## Task to complete
Make an exact copy of the data below, leaving out every picture.
*****
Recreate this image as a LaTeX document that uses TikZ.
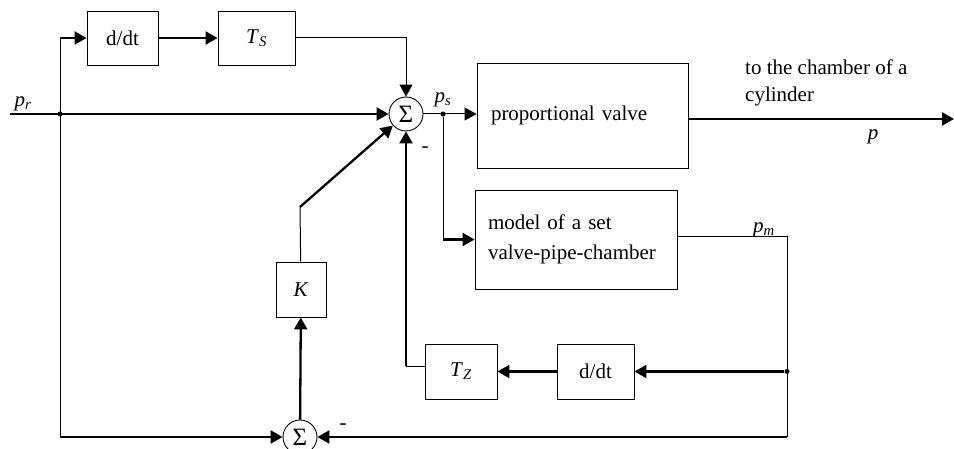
\documentclass[tikz,border=0pt]{standalone}
\usepackage{fontspec}
\setmainfont{Liberation Serif}
\usetikzlibrary{positioning,calc,arrows.meta}

\begin{document}
\begin{tikzpicture}[x=1pt, y=-1pt,
		blk/.style={draw, line width=0.9pt, inner sep=0pt, font=\fontsize{21}{25}\selectfont},
		sum/.style={draw, circle, line width=0.9pt, minimum size=34pt, inner sep=0pt, font=\fontsize{25}{28}\selectfont},
		lnthin/.style={line width=1pt},
		lnthick/.style={line width=2.3pt},
		arr/.style={-{Triangle[length=12pt,width=13pt]}},
		lbl/.style={inner sep=0pt, font=\fontsize{21}{25}\selectfont},
		dot/.style={circle, fill, inner sep=0pt, minimum size=5pt}]
		\useasboundingbox (0,0) rectangle (954,449);
		\node[sum] (sumA) at (406,114) {Σ};
		\node[sum] (sumB) at (300,437) {Σ};
		\node[blk, minimum width=71pt, minimum height=54pt] (ddtA) at (122.5,38) {d/dt};
		\node[blk, minimum width=77pt, minimum height=54pt] (ts) at (256.5,38) {\textit{T}\textsubscript{\textit{S}}};
		\node[blk, minimum width=211pt, minimum height=105pt, text width=183pt, align=left] (valve) at (582.5,115.5) {proportional valve};
		\node[blk, minimum width=202pt, minimum height=99pt, text width=176pt, align=left, font=\fontsize{21}{30}\selectfont] (model) at (576,239.5) {model of a set\\valve-pipe-chamber};
		\node[blk, minimum width=50pt, minimum height=55pt] (k) at (301,289.5) {\textit{K}};
		\node[blk, minimum width=72pt, minimum height=55pt] (tz) at (461,371.5) {\textit{T}\textsubscript{\textit{Z}}};
		\node[blk, minimum width=77pt, minimum height=55pt] (ddtB) at (595.5,371.5) {d/dt};
		\coordinate (pr) at (10,114);
		\node[dot] (brA) at (60,114) {};
		\coordinate (up) at (60,38);
		\coordinate (dn) at (60,437);
		\node[dot] (brB) at (443,114) {};
		\coordinate (out) at (954,119);
		\coordinate (pmc) at (787,237);
		\node[dot] (brC) at (787,371.5) {};
		\coordinate (bot) at (787,437);
		\coordinate (kt) at (300,207);
		\coordinate (tzc) at (406,366);
		\draw[lnthick, arr] (pr) -- (sumA);
		\draw[lnthin] (up) -- (dn);
		\draw[lnthick, arr] (up) -- (ddtA);
		\draw[lnthick, arr] (ddtA) -- (ts);
		\draw[lnthin, arr] (ts) -| (sumA);
		\draw[lnthin, arr] (sumA.east) -- (sumA.east -| valve.west);
		\draw[lnthin] (brB) -- (brB |- model.west);
		\draw[lnthick, arr] (brB |- model.west) -- (model.west);
		\draw[lnthick, arr] (valve.east |- out) -- (out);
		\draw[lnthin] (model.east |- pmc) -- (pmc) -- (bot);
		\draw[lnthick, arr] (brC) -- (ddtB);
		\draw[lnthick, arr] (ddtB) -- (tz);
		\draw[lnthin] (tz.west |- tzc) -- (tzc);
		\draw[lnthick, arr] (tzc) -- (sumA);
		\draw[lnthick, arr] (bot) -- (sumB);
		\draw[lnthick, arr] (dn) -- (sumB);
		\draw[lnthick, arr] (sumB) -- (k);
		\draw[lnthin] (k) -- (kt);
		\draw[lnthick, arr] (kt) -- (sumA);
		\node[lbl] (prl) at (23,104) {\textit{p}\textsubscript{\textit{r}}};
		\node[lbl] (psl) at (443,100) {\textit{p}\textsubscript{\textit{s}}};
		\node[lbl] (pml) at (764,230) {\textit{p}\textsubscript{\textit{m}}};
		\node[lbl] (pl) at (873,137) {\textit{p}};
		\node[lbl, anchor=west, align=left, font=\fontsize{21}{27}\selectfont] (dest) at (745,83) {to the chamber of a\\cylinder};
		\node[lbl] (minA) at (425,150) {-};
		\node[lbl] (minB) at (343,427) {-};
	\end{tikzpicture}
\end{document}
*****
## Written solution
Recreate this image as a LaTeX document that uses TikZ.
\documentclass[tikz,border=0pt]{standalone}
\usepackage{fontspec}
\setmainfont{Liberation Serif}
\usetikzlibrary{positioning,calc,arrows.meta}

\begin{document}
\begin{tikzpicture}[x=1pt, y=-1pt,
		blk/.style={draw, line width=0.9pt, inner sep=0pt, font=\fontsize{21}{25}\selectfont},
		sum/.style={draw, circle, line width=0.9pt, minimum size=34pt, inner sep=0pt, font=\fontsize{25}{28}\selectfont},
		lnthin/.style={line width=1pt},
		lnthick/.style={line width=2.3pt},
		arr/.style={-{Triangle[length=12pt,width=13pt]}},
		lbl/.style={inner sep=0pt, font=\fontsize{21}{25}\selectfont},
		dot/.style={circle, fill, inner sep=0pt, minimum size=5pt}]
		\useasboundingbox (0,0) rectangle (954,449);
		\node[sum] (sumA) at (406,114) {Σ};
		\node[sum] (sumB) at (300,437) {Σ};
		\node[blk, minimum width=71pt, minimum height=54pt] (ddtA) at (122.5,38) {d/dt};
		\node[blk, minimum width=77pt, minimum height=54pt] (ts) at (256.5,38) {\textit{T}\textsubscript{\textit{S}}};
		\node[blk, minimum width=211pt, minimum height=105pt, text width=183pt, align=left] (valve) at (582.5,115.5) {proportional valve};
		\node[blk, minimum width=202pt, minimum height=99pt, text width=176pt, align=left, font=\fontsize{21}{30}\selectfont] (model) at (576,239.5) {model of a set\\valve-pipe-chamber};
		\node[blk, minimum width=50pt, minimum height=55pt] (k) at (301,289.5) {\textit{K}};
		\node[blk, minimum width=72pt, minimum height=55pt] (tz) at (461,371.5) {\textit{T}\textsubscript{\textit{Z}}};
		\node[blk, minimum width=77pt, minimum height=55pt] (ddtB) at (595.5,371.5) {d/dt};
		\coordinate (pr) at (10,114);
		\node[dot] (brA) at (60,114) {};
		\coordinate (up) at (60,38);
		\coordinate (dn) at (60,437);
		\node[dot] (brB) at (443,114) {};
		\coordinate (out) at (954,119);
		\coordinate (pmc) at (787,237);
		\node[dot] (brC) at (787,371.5) {};
		\coordinate (bot) at (787,437);
		\coordinate (kt) at (300,207);
		\coordinate (tzc) at (406,366);
		\draw[lnthick, arr] (pr) -- (sumA);
		\draw[lnthin] (up) -- (dn);
		\draw[lnthick, arr] (up) -- (ddtA);
		\draw[lnthick, arr] (ddtA) -- (ts);
		\draw[lnthin, arr] (ts) -| (sumA);
		\draw[lnthin, arr] (sumA.east) -- (sumA.east -| valve.west);
		\draw[lnthin] (brB) -- (brB |- model.west);
		\draw[lnthick, arr] (brB |- model.west) -- (model.west);
		\draw[lnthick, arr] (valve.east |- out) -- (out);
		\draw[lnthin] (model.east |- pmc) -- (pmc) -- (bot);
		\draw[lnthick, arr] (brC) -- (ddtB);
		\draw[lnthick, arr] (ddtB) -- (tz);
		\draw[lnthin] (tz.west |- tzc) -- (tzc);
		\draw[lnthick, arr] (tzc) -- (sumA);
		\draw[lnthick, arr] (bot) -- (sumB);
		\draw[lnthick, arr] (dn) -- (sumB);
		\draw[lnthick, arr] (sumB) -- (k);
		\draw[lnthin] (k) -- (kt);
		\draw[lnthick, arr] (kt) -- (sumA);
		\node[lbl] (prl) at (23,104) {\textit{p}\textsubscript{\textit{r}}};
		\node[lbl] (psl) at (443,100) {\textit{p}\textsubscript{\textit{s}}};
		\node[lbl] (pml) at (764,230) {\textit{p}\textsubscript{\textit{m}}};
		\node[lbl] (pl) at (873,137) {\textit{p}};
		\node[lbl, anchor=west, align=left, font=\fontsize{21}{27}\selectfont] (dest) at (745,83) {to the chamber of a\\cylinder};
		\node[lbl] (minA) at (425,150) {-};
		\node[lbl] (minB) at (343,427) {-};
	\end{tikzpicture}
\end{document}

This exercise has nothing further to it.